Diese Frage sollte man nicht erst seit der von Schöttel zurecht, aber in Wahrheit natürlich viel zu spät losgetretenen Red-Bull-Diskussion stellen.

Diese Frage sollte nicht nur Klein, der selbstverständlich die generelle Kompetenz dazu hat und in diesem speziellen Fall Stöger ja auch noch halbwegs flüchtig kennt, stellen.

Diese Frage sollte sich - völlig unabhängig von Stöger bei jedem Kandidaten - jeder ÖFB-Interessierte stellen, weil sie schlichtweg ganz entscheidend ist. Und das nicht als einzige Frage.

Großes Verständnis dafür, dass es bissl fad ist, sich über Prozesse Gedanken zu machen.

Wer denkt nicht lieber alleine über die Teamchef-Frage nach? Da nehme ich mich gar nicht aus.
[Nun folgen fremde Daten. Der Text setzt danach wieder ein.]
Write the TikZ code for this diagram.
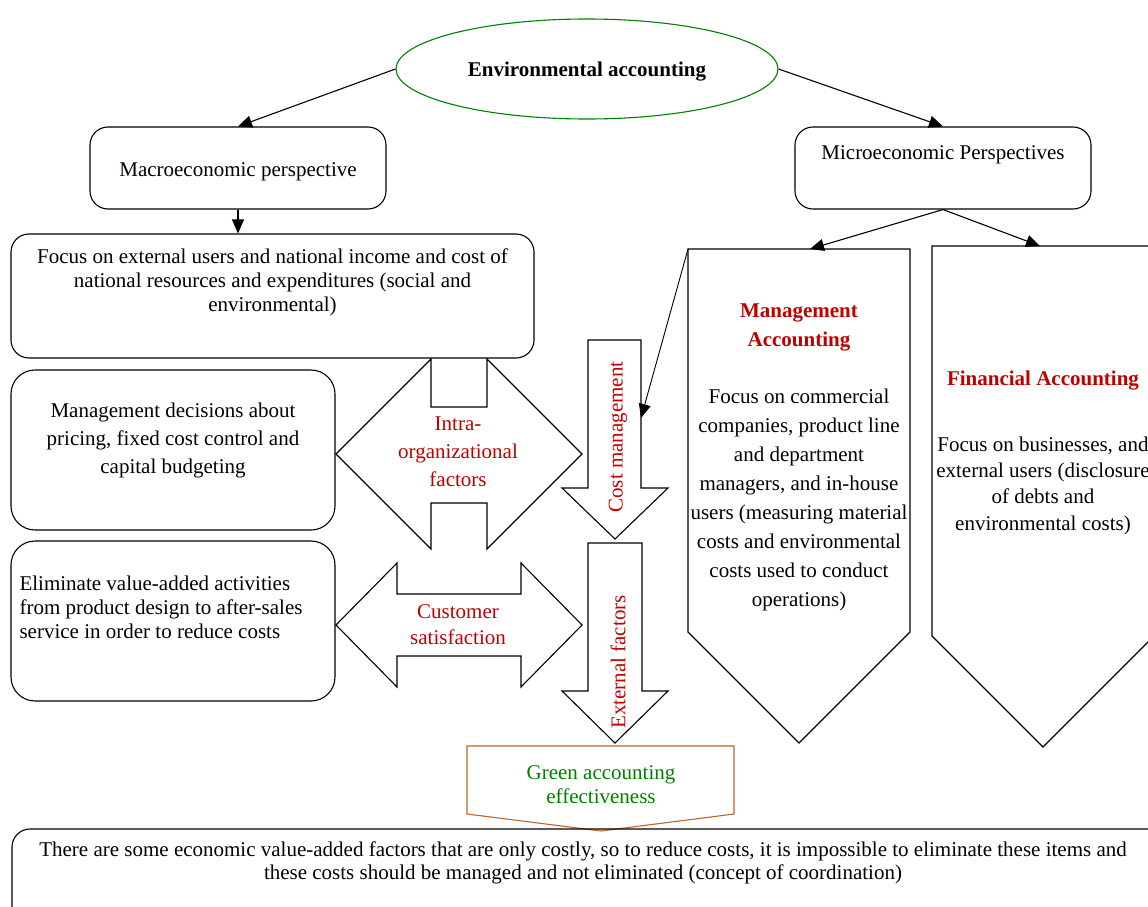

Ich finde es beispielsweise schade, dass es bei uns fast schon zum guten Ton gehört, dass sich jüngere Kandidaten selbst aus dem Spiel nehmen und diese "Ehre" für später in der Trainer-Karriere aufbewahren. Dabei hätte die Idee, jemanden zu bestellen, der diesen Posten mit aller Macht als Sprungbrett nutzen möchte, weiterhin etwas.

Aber die Teamchef-Debatte gibt es sowieso.

Die Freude, dass die Struktur-Debatte eröffnet wurde, ist gegeben. Die Hoffnung ist, dass sie intensiviert wird und der eine oder andere Auskenner, der sehr wohl weiß, was beim ÖFB Sache ist, mit wertvollen Hinweisen einsteigt.

Das Mindestgebot für den April: Über sinnstiftend gemeinte Debattenbeiträge wie jenen von Klein wenigstens nachdenken. Das ist nicht zu viel verlangt.

Denn wenn wir 2024 draufkommen, dass er recht hatte, sind die nächsten zwei Jahre verschwendet.